Photo by Melody

Mossy Saxifrages

By Todd Boland (Todd_BolandFebruary 6, 2010

Among the many saxifrages that exist, the mossies are valued not only for their prolific flowers but their evergreen, moss-like appearance which can be particularly appreciated in those seasons when many of the other garden plants are dormant. Whether grown in the rockery, shade garden, front of the border or as a ground-cover, this small versatile plant is indeed worthy of any garden.

Gardening picture

The genus Saxifraga, commonly called saxifrages, is vast with species found throughout the northern hemisphere. They extend from the Arctic south into the sub-tropics. We even grow some as houseplants, such as the popular strawberry geranium or strawberry begonia, botanically called Saxifraga stolonifera. The genus shows such variation that botanists, and gardeners, divide them into different groups, based upon plant habit and growing requirements. Some popular saxifrage groups are the encrusted saxifrages, the kabschia group and the mossy saxifrages. This article will specifically deal with the latter group.

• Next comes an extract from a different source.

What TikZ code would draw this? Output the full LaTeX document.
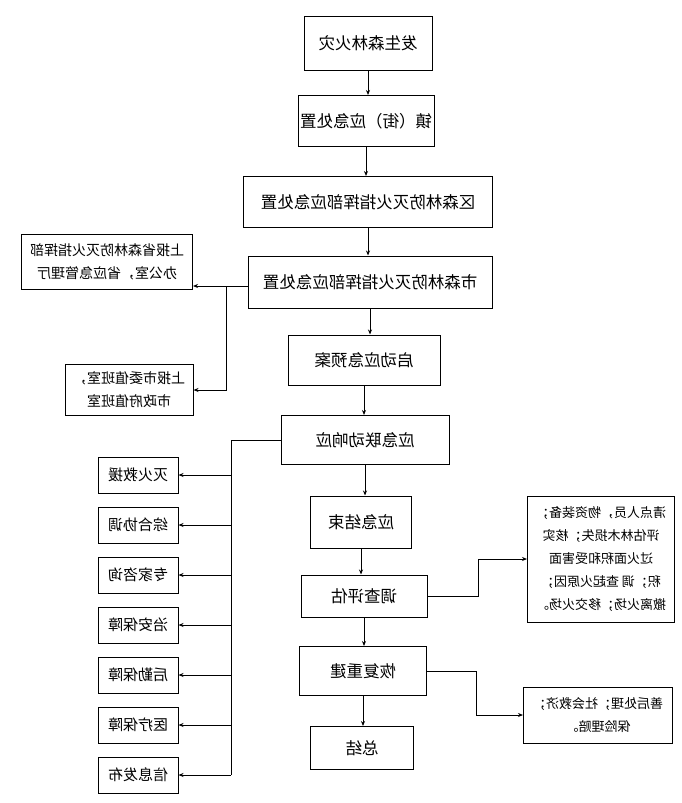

Botanically, the mossy saxifrages are members of the Dactyloides group. They are characterized by evergreen rosettes of short but deeply divided, somewhat feathery leaves that lend the plants a moss-like appearance. There are about 50 species in this group but as gardeners we are only interested in the hybrids, most which have been derived from S. caespitosa, S. cebennensis, S. exarata, S. moschata and S. rosea. Many nurseries sell the hybrids as selections of S. moschata but more correctly, they should be referred to as S. x arendsii hybrids.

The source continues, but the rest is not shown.